1 Introduction

After reading Abstract, I communicate with ChatGPT (free version) and google search to get the following:

1.1 Background

  1. speed and accuracy of YOLOs are negatively affected by the NMS.
    1. obvious, but important?
  2. Transformer-based detectors (DETRs) have provided an alternative to eliminating NMS.
  3. Real-Time DEtection TRansformer (RT-DETR), the first real-time end-to-end object detector
    1. from Baidu Inc + Peking University
    2. 2 implementations: PaddlePaddle & Pytorch
      1. can be used in hardware / cloud platform of Baidu
      2. surpass yolo v8 in AP and speed.
  4. RT-DETR-R50 outperforms DINO-Deformable-DETR-R50 by 2.2% AP (53.1% AP vs 50.9% AP) and by about 21 times in FPS (108 FPS vs 5 FPS)

1.2 How to speed up?

two steps

  1. efficient hybrid encoder: maintaining accuracy while improving speed
    1. process multi-scale features by decoupling intra-scale interaction and cross-scale fusion to improve speed
  2. uncertainty-minimal query selection: maintaining speed while improving accuracy
    1. to provide high-quality initial queries to the decoder, thereby improving accuracy

1.3 How slow is NMS? How important is it?

speed and accuracy of YOLOs are negatively affected by the NMS: obvious, but important?

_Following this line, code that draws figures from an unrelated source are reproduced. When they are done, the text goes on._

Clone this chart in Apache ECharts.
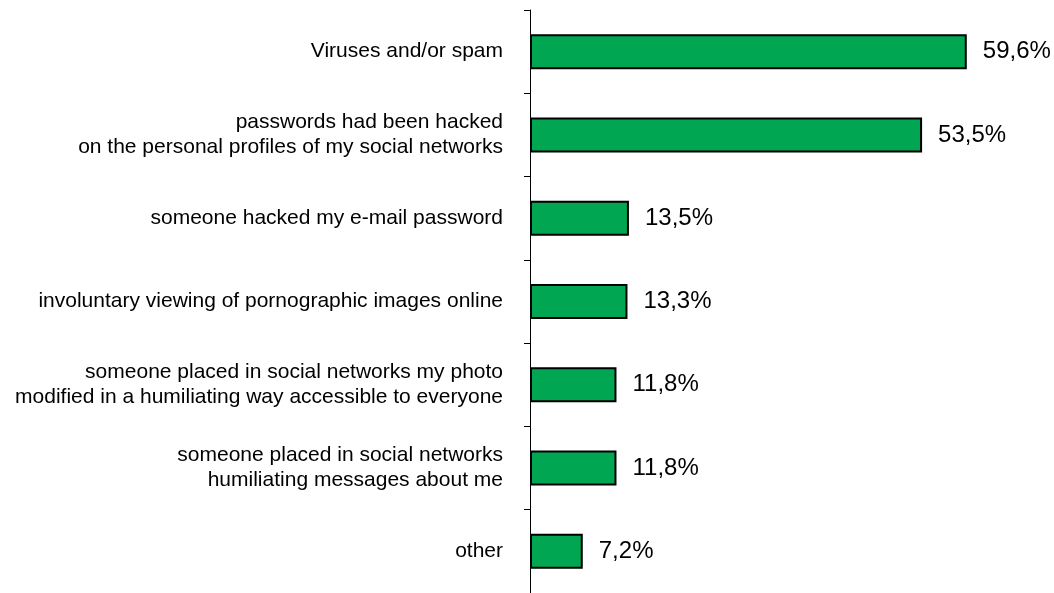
<!DOCTYPE html>
<html><head><meta charset="utf-8">
<script src="https://cdn.jsdelivr.net/npm/echarts@6/dist/echarts.min.js"></script>
<style>html,body{margin:0;padding:0;background:#fff}#c{width:1054px;height:593px}</style>
</head><body><div id="c"></div>
<script>
const categories = [
  "Viruses and/or spam",
  "passwords had been hacked\non the personal profiles of my social networks",
  "someone hacked my e-mail password",
  "involuntary viewing of pornographic images online",
  "someone placed in social networks my photo\nmodified in a humiliating way accessible to everyone",
  "someone placed in social networks\nhumiliating messages about me",
  "other"
];
const values = [59.6, 53.5, 13.5, 13.3, 11.8, 11.8, 7.2];
const valueLabels = ["59,6%", "53,5%", "13,5%", "13,3%", "11,8%", "11,8%", "7,2%"];

const chart = echarts.init(document.getElementById('c'), null, {renderer: 'canvas'});
chart.setOption({
  animation: false,
  backgroundColor: '#fff',
  grid: {left: 530, right: 11, top: 10, bottom: -4, containLabel: false},
  xAxis: {type: 'value', min: 0, max: 70, show: false},
  yAxis: {
    type: 'category', data: categories, inverse: true,
    axisLine: {show: true, lineStyle: {color: '#000', width: 1}},
    axisTick: {show: true, length: 6, lineStyle: {color: '#000'}},
    axisLabel: {margin: 27, color: '#000', fontFamily: 'Liberation Sans, Arial', fontSize: 21, lineHeight: 25, align: 'right'}
  },
  series: [{
    type: 'bar', data: values, barWidth: '42%',
    itemStyle: {color: '#00A651', borderColor: '#000', borderWidth: 2},
    label: {show: true, position: 'right', distance: 16, color: '#000', fontFamily: 'Liberation Sans, Arial', fontSize: 24,
      formatter: p => valueLabels[p.dataIndex]}
  }]
});
</script></body></html>
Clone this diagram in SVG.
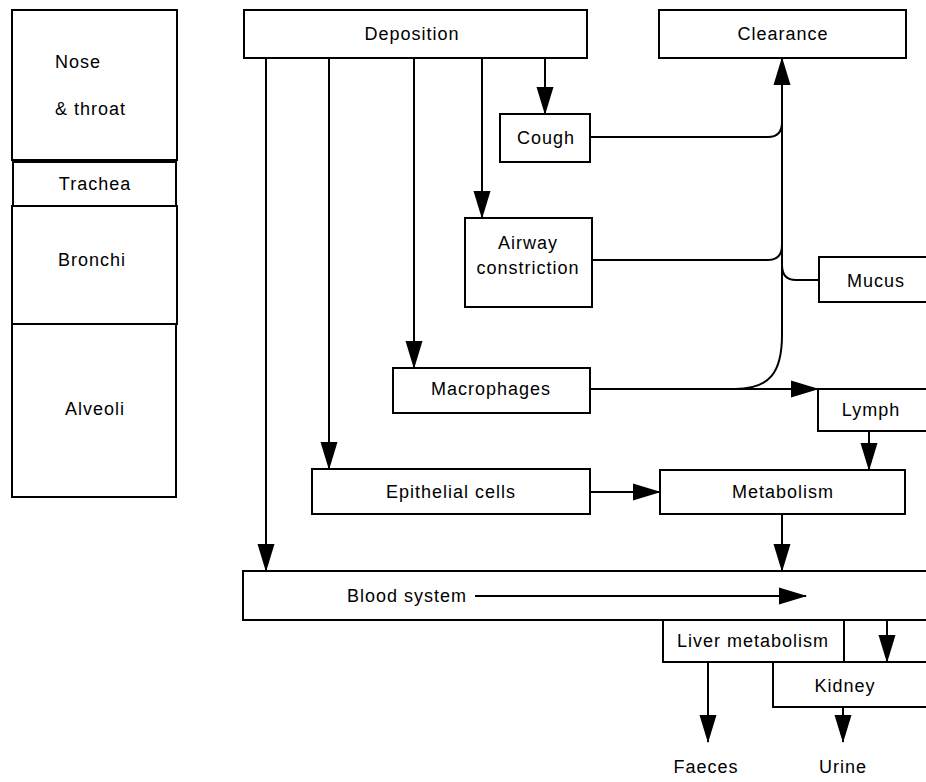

  1. tab 1 (YOLOv8 on the COCO val2017) & fig 2
    1. execution time of the EfficientNMS kernel increases as
      1. the confidence threshold decreases or
      2. the IoU threshold increases
        1. high IoU threshold filters out fewer prediction boxes in each round of screening
    2. AP drops: 52.9 → 51.2
  2. 可占总推理时间的 20~40%
    1. NMS 的执行时间在 YOLOv8 的 TensorRT 实现中,最多达到 2.46 毫秒/张图像(T4 GPU,FP16),占比相当明显,尤其是在模型本体推理时间仅 5~10ms 的背景下。

1.4 low AP

  1. RTDETR-R101 achieves 56.2% AP on COCO 这个AP太低了?64.5 box MAP @ paper with code on Jul 10 2025.
    1. https://paperswithcode.com/sota/object-detection-on-coco
  2. AP* in this paper
  3. report results on COCO val2017 (this paper), not test-dev2017 (paper with code).
  4. use 640×640 input resolution for fair comparison with real-time YOLOs — not 800×1333 as in most SOTA results.